---- Dataset excerpt

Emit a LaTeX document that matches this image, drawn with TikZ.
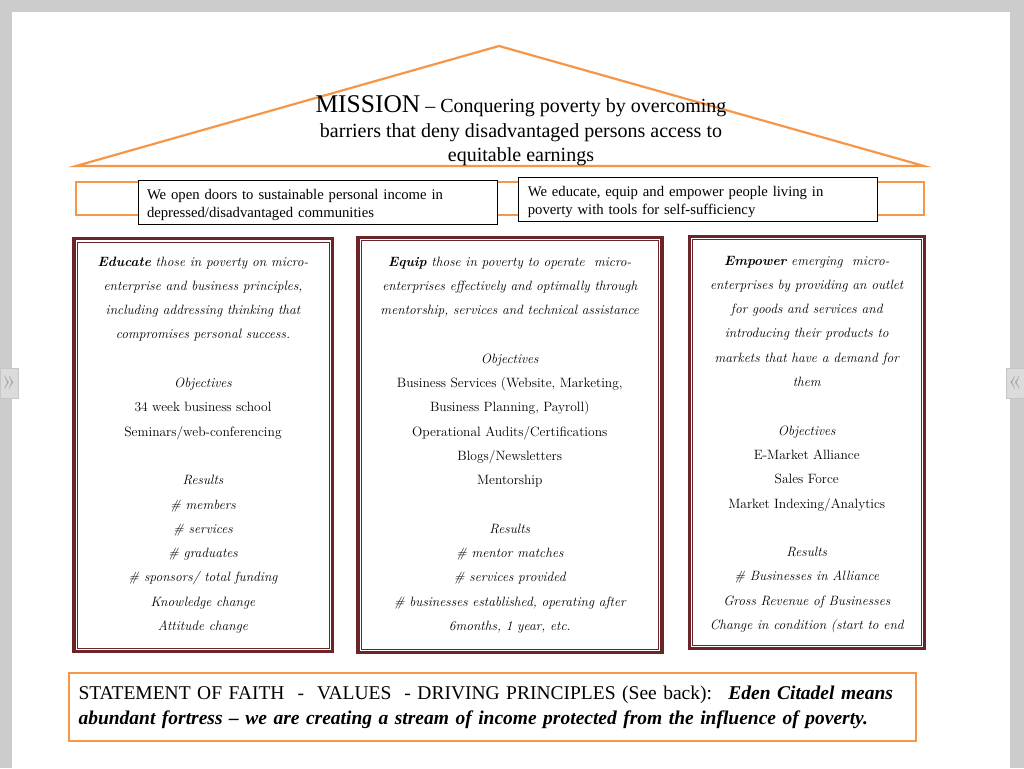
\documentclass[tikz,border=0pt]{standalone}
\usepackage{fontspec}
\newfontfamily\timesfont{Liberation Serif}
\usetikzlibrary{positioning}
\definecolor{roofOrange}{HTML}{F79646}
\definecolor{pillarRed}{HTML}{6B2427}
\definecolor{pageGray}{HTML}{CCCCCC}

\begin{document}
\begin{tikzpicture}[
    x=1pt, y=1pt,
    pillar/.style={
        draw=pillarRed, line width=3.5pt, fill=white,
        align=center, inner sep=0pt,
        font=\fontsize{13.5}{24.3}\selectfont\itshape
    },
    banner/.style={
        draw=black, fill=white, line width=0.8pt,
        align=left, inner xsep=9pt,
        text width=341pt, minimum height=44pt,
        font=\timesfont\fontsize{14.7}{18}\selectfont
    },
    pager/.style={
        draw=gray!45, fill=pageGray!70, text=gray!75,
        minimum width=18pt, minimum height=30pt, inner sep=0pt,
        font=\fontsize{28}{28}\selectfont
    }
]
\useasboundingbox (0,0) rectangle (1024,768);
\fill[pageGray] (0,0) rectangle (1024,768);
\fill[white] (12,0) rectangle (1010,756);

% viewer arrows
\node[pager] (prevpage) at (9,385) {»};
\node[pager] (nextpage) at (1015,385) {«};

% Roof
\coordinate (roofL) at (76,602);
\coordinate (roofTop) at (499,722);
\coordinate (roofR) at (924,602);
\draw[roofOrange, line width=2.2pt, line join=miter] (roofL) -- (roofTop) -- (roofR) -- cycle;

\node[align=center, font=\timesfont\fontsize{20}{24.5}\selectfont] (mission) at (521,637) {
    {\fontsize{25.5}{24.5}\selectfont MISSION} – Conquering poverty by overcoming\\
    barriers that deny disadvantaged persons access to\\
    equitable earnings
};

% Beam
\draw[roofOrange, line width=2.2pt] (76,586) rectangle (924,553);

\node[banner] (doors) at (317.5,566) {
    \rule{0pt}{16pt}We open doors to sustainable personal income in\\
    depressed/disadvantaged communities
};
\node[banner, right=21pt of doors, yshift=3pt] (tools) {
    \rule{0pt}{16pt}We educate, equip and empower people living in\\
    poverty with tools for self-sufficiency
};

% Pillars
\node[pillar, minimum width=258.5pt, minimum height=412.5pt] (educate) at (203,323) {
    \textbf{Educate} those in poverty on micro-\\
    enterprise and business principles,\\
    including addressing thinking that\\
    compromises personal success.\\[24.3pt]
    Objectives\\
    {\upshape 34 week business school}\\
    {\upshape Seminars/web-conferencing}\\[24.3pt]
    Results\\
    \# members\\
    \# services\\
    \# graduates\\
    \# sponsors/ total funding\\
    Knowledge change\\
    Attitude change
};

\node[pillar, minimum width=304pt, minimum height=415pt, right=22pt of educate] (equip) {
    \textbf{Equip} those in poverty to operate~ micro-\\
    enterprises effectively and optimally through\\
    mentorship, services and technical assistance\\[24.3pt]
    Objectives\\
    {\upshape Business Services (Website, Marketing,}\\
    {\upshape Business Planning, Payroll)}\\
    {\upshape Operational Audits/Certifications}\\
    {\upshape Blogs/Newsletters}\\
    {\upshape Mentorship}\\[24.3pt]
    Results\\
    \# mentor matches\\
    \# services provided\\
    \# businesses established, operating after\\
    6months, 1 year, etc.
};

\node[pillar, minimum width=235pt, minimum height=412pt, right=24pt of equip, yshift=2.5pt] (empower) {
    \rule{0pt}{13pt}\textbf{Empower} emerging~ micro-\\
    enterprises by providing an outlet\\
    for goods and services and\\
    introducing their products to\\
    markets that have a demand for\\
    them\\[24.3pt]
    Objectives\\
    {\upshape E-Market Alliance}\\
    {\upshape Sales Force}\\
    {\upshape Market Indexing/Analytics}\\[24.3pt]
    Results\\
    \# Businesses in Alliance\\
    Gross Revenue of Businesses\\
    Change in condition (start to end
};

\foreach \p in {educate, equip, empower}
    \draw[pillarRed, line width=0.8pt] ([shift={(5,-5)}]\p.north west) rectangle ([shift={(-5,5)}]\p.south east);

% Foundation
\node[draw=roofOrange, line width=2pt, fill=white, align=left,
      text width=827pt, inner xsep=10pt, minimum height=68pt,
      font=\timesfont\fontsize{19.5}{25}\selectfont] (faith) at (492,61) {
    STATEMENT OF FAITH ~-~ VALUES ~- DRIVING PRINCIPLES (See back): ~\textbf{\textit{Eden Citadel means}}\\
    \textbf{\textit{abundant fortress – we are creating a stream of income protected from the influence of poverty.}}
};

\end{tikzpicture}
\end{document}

--------

Challenge —
Write out again every line above exactly as given; the pictures do not belong in the copy.

Answer —
Emit a LaTeX document that matches this image, drawn with TikZ.
\documentclass[tikz,border=0pt]{standalone}
\usepackage{fontspec}
\newfontfamily\timesfont{Liberation Serif}
\usetikzlibrary{positioning}
\definecolor{roofOrange}{HTML}{F79646}
\definecolor{pillarRed}{HTML}{6B2427}
\definecolor{pageGray}{HTML}{CCCCCC}

\begin{document}
\begin{tikzpicture}[
    x=1pt, y=1pt,
    pillar/.style={
        draw=pillarRed, line width=3.5pt, fill=white,
        align=center, inner sep=0pt,
        font=\fontsize{13.5}{24.3}\selectfont\itshape
    },
    banner/.style={
        draw=black, fill=white, line width=0.8pt,
        align=left, inner xsep=9pt,
        text width=341pt, minimum height=44pt,
        font=\timesfont\fontsize{14.7}{18}\selectfont
    },
    pager/.style={
        draw=gray!45, fill=pageGray!70, text=gray!75,
        minimum width=18pt, minimum height=30pt, inner sep=0pt,
        font=\fontsize{28}{28}\selectfont
    }
]
\useasboundingbox (0,0) rectangle (1024,768);
\fill[pageGray] (0,0) rectangle (1024,768);
\fill[white] (12,0) rectangle (1010,756);

% viewer arrows
\node[pager] (prevpage) at (9,385) {»};
\node[pager] (nextpage) at (1015,385) {«};

% Roof
\coordinate (roofL) at (76,602);
\coordinate (roofTop) at (499,722);
\coordinate (roofR) at (924,602);
\draw[roofOrange, line width=2.2pt, line join=miter] (roofL) -- (roofTop) -- (roofR) -- cycle;

\node[align=center, font=\timesfont\fontsize{20}{24.5}\selectfont] (mission) at (521,637) {
    {\fontsize{25.5}{24.5}\selectfont MISSION} – Conquering poverty by overcoming\\
    barriers that deny disadvantaged persons access to\\
    equitable earnings
};

% Beam
\draw[roofOrange, line width=2.2pt] (76,586) rectangle (924,553);

\node[banner] (doors) at (317.5,566) {
    \rule{0pt}{16pt}We open doors to sustainable personal income in\\
    depressed/disadvantaged communities
};
\node[banner, right=21pt of doors, yshift=3pt] (tools) {
    \rule{0pt}{16pt}We educate, equip and empower people living in\\
    poverty with tools for self-sufficiency
};

% Pillars
\node[pillar, minimum width=258.5pt, minimum height=412.5pt] (educate) at (203,323) {
    \textbf{Educate} those in poverty on micro-\\
    enterprise and business principles,\\
    including addressing thinking that\\
    compromises personal success.\\[24.3pt]
    Objectives\\
    {\upshape 34 week business school}\\
    {\upshape Seminars/web-conferencing}\\[24.3pt]
    Results\\
    \# members\\
    \# services\\
    \# graduates\\
    \# sponsors/ total funding\\
    Knowledge change\\
    Attitude change
};

\node[pillar, minimum width=304pt, minimum height=415pt, right=22pt of educate] (equip) {
    \textbf{Equip} those in poverty to operate~ micro-\\
    enterprises effectively and optimally through\\
    mentorship, services and technical assistance\\[24.3pt]
    Objectives\\
    {\upshape Business Services (Website, Marketing,}\\
    {\upshape Business Planning, Payroll)}\\
    {\upshape Operational Audits/Certifications}\\
    {\upshape Blogs/Newsletters}\\
    {\upshape Mentorship}\\[24.3pt]
    Results\\
    \# mentor matches\\
    \# services provided\\
    \# businesses established, operating after\\
    6months, 1 year, etc.
};

\node[pillar, minimum width=235pt, minimum height=412pt, right=24pt of equip, yshift=2.5pt] (empower) {
    \rule{0pt}{13pt}\textbf{Empower} emerging~ micro-\\
    enterprises by providing an outlet\\
    for goods and services and\\
    introducing their products to\\
    markets that have a demand for\\
    them\\[24.3pt]
    Objectives\\
    {\upshape E-Market Alliance}\\
    {\upshape Sales Force}\\
    {\upshape Market Indexing/Analytics}\\[24.3pt]
    Results\\
    \# Businesses in Alliance\\
    Gross Revenue of Businesses\\
    Change in condition (start to end
};

\foreach \p in {educate, equip, empower}
    \draw[pillarRed, line width=0.8pt] ([shift={(5,-5)}]\p.north west) rectangle ([shift={(-5,5)}]\p.south east);

% Foundation
\node[draw=roofOrange, line width=2pt, fill=white, align=left,
      text width=827pt, inner xsep=10pt, minimum height=68pt,
      font=\timesfont\fontsize{19.5}{25}\selectfont] (faith) at (492,61) {
    STATEMENT OF FAITH ~-~ VALUES ~- DRIVING PRINCIPLES (See back): ~\textbf{\textit{Eden Citadel means}}\\
    \textbf{\textit{abundant fortress – we are creating a stream of income protected from the influence of poverty.}}
};

\end{tikzpicture}
\end{document}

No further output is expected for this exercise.